1 result for (book:tps6 AND heading:"delet session juli 26 1981" AND stemmed:creativ)

TPS6 Deleted Session July 26, 1981 8/51 (16%) service pleasure Turkish Ramstad apparel
– The Personal Sessions: Book 6 of The Deleted Seth Material
– © 2017 Laurel Davies-Butts
– Deleted Session July 26, 1981 3:14 PM Sunday

[... 12 paragraphs ...]

The service station is significant on many levels, being used here as a particularly American symbol of the mechanical age, and also one that refers to a pursuit that is utilitarian and also provides service (as Jane said this morning): You deal directly with the public. There are two main areas and issues that wind in and out of this dream, as in the other two: the idea of work and service in relation to the idea of art and creativity.

In the first scene of this dream you see a probable self, who could reasonably be expected to be the kind of son your father might have, gifted with his hands mechanically, assertive enough to own his own business, however—after all, a part of the American dream, embarked upon employment that he enjoyed, and yet one that provided a service, hence physically seen between the ice (and roller-skating) rink, representing pleasure or fun, and the grocery store, representing service or nourishment. So you might have been that kind of person, with the belief system of your times, and with your background. A man if possible should own his own business, provide a service for the community—and, again, inventiveness or creativity were to be wedded to those pursuits. Your father’s inventiveness, again, dealt often with mechanics.

[... 6 paragraphs ...]

Some of this has to do with the complicated nature of creativity itself, and with the contradictions that seem to exist at certain levels. Your kind of creativity has always been together and jointly of a private nature—so much so that you do not even like to work in rooms too close to each other. You have often thought of living under more isolated surroundings. Ruburt has been fascinated at times by the idea of working nights, his ways of assuring such isolation. You began to accumulate some ideas of a different nature, wondering more about your responsibilities to the world as adults, wondering how “useful” art should be in the world.

(3:49.) Ruburt began to wonder about television and so forth for publicity.
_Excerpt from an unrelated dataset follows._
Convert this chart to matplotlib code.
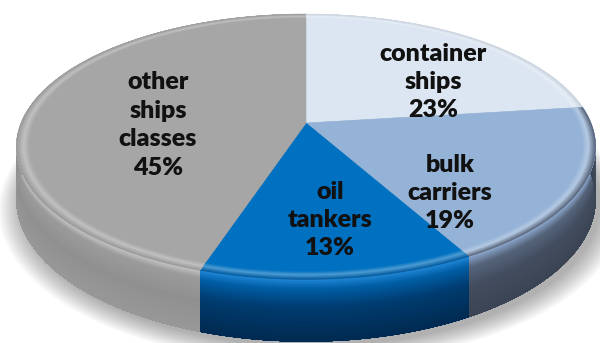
import numpy as np
import matplotlib
matplotlib.use("Agg")
import matplotlib.pyplot as plt
from matplotlib.patches import Polygon
from matplotlib.colors import to_rgb

# ---- data ----
categories = ["container\nships", "bulk\ncarriers", "oil\ntankers", "other\nships\nclasses"]
shares = [23, 19, 13, 45]
top_colors = ["#dce6f2", "#95b3d7", "#0070c0", "#a6a6a6"]
side_stops = [
    [(0.0, "#d3dce8"), (0.3, "#c3ccd8"), (1.0, "#b5bfcc")],
    [(0.0, "#8aa6cc"), (0.18, "#56647a"), (0.5, "#424d5f"), (1.0, "#3a4454")],
    [(0.0, "#1f86d6"), (0.15, "#005ea6"), (0.45, "#003c70"), (1.0, "#002a50")],
    [(0.0, "#c4c4c4"), (0.12, "#9b9b9b"), (0.5, "#909090"), (1.0, "#989898")],
]
label_pos = [(433, 82), (450, 193), (330, 220), (158, 125)]

# ---- geometry (pixel space) ----
CX, CY = 306, 123
A, B, K = 285, 128.5, 0.179
D = 51


def proj(theta_deg, z=0.0, r=1.0):
    t = np.radians(theta_deg)
    u, v = r * np.sin(t), r * np.cos(t)
    s = 1.0 / (1.0 + K * v)
    return CX + A * u * s, CY - B * v * s + z * D * s


def interp_color(stops, z):
    zs = [p[0] for p in stops]
    cs = np.array([to_rgb(p[1]) for p in stops])
    return tuple(np.interp(z, zs, cs[:, i]) for i in range(3))


fig = plt.figure(figsize=(6.0, 3.43), dpi=100)
ax = fig.add_axes([0, 0, 1, 1])
ax.set_xlim(0, 600)
ax.set_ylim(343, 0)
ax.axis("off")

# soft shadow
th_all = np.linspace(0, 360, 400)
for i in range(14):
    grow = 1 + i * 0.006
    xs, ys = proj(th_all, 1.0)
    xs = CX + (xs - CX) * grow + 5
    ys = CY + (ys - CY) * grow + 5
    ax.add_patch(Polygon(np.column_stack([xs, ys]), closed=True,
                         facecolor="#000000", edgecolor="none", alpha=0.022, zorder=1))

bounds = np.concatenate([[0], np.cumsum(shares)]) * 3.6

# sides: overlapping strips in depth (each from z0 down to the bottom)
nz = 40
for i in range(len(shares)):
    a0, a1 = bounds[i], bounds[i + 1]
    th = np.linspace(a0, a1, 120)
    xb, yb = proj(th, 1.0)
    for j in range(nz):
        z0 = j / nz
        x0, y0 = proj(th, z0)
        pts = np.column_stack([np.concatenate([x0, xb[::-1]]),
                               np.concatenate([y0, yb[::-1]])])
        c = interp_color(side_stops[i], z0 + 0.5 / nz)
        ax.add_patch(Polygon(pts, closed=True, facecolor=c, edgecolor="none",
                             zorder=2))

# top faces
for i in range(len(shares)):
    a0, a1 = bounds[i], bounds[i + 1]
    th = np.linspace(a0, a1, 200)
    xs, ys = proj(th)
    pts = np.column_stack([np.concatenate([[CX], xs]), np.concatenate([[CY], ys])])
    ax.add_patch(Polygon(pts, closed=True, facecolor=top_colors[i],
                         edgecolor=top_colors[i], linewidth=0.4, zorder=3))

# bevel on the rim: overlapping rings from r0 out to the edge
for i in range(len(shares)):
    a0, a1 = bounds[i], bounds[i + 1]
    th = np.linspace(a0, a1, 150)
    base = np.array(to_rgb(top_colors[i]))
    dark = np.array(interp_color(side_stops[i], 0.2))
    light = base + (1 - base) * 0.3
    nr = 12
    xe, ye = proj(th, 0, 1.0)
    for j in range(nr):
        r0 = 0.955 + 0.045 * j / nr
        f = (j + 0.5) / nr
        if f < 0.45:
            c = base * (1 - f / 0.45) + light * (f / 0.45)
        else:
            g = (f - 0.45) / 0.55
            c = light * (1 - g) + dark * g
        x0, y0 = proj(th, 0, r0)
        pts = np.column_stack([np.concatenate([x0, xe[::-1]]),
                               np.concatenate([y0, ye[::-1]])])
        ax.add_patch(Polygon(pts, closed=True, facecolor=np.clip(c, 0, 1),
                             edgecolor="none", zorder=4))

for lab, pct, (lx, ly) in zip(categories, shares, label_pos):
    ax.text(lx, ly, f"{lab}\n{pct}%", ha="center", va="center",
            fontsize=18, fontweight="heavy", family=["Lato", "DejaVu Sans"],
            color="#111111", linespacing=1.36, zorder=6)

fig.savefig("out.png", dpi=100)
He wondered if he did not have the responsibility, again, to spread the psychic message outward. Many different pressures operated there. In later years, as books were finished, the matter of publicity would rise anew, but his relative success meant that the issues stayed in the air, so to speak. Your discussion reminded him of how he used to be (pause), and also brought up in his mind the seeming contradictions of creativity, in that it is private, but usually ends up as some kind of public expression.

(Long pause.) You kept your own studio apart, say, from the house’s living areas. The whole nature of your independent and joint creativity involved a retreat from the world that you both enjoyed, followed by, in the case of books, an expression in the world—in which, however, the books appeared in your stead: a way of life that involved usual publicity—lectures and so forth—seemed to threaten that kind of existence to Ruburt, in which he feared expression itself would be diverted, simplified, so that the message that finally did get through would not be the same message at all as the original one. Yet still, because of misunderstandings and old beliefs, he still felt a responsibility to act otherwise, a social pressure to do so. (All intently.)

The symptoms became the sign of reluctance. They helped take the place of the isolated mountain cabin, perhaps. To a large degree they were largely the result of a lack of understanding of himself, brought on by his old religious beliefs of responsibility, then applied to his own creativity. So your dream sparked the discussion that sparked these later emotional realizations on Ruburt’s part—realizations that should go a long way toward removing such feelings of responsibility, and hence relieving the situation considerably.

[... 1 paragraph ...]

(Long pause.) End of session, except to remind you that the dream message also reflects material that I have been giving you concerning creativity and the stressing of pleasure above responsibility. You paint because it gives you pleasure initially. You have the sessions together and you do the notes primarily because these endeavors bring you pleasure. They exercise your curiosity, creativity, and sense of exploration.

[... 12 paragraphs ...]

I may indeed dictate a new letter to you (as Jane said recently), to make our position clear, but Ruburt’s main position is not one of service: it must be one of pleasure and creativity. Pleasure and creativity automatically and spontaneously alter the world for the better, without methods and even without effort.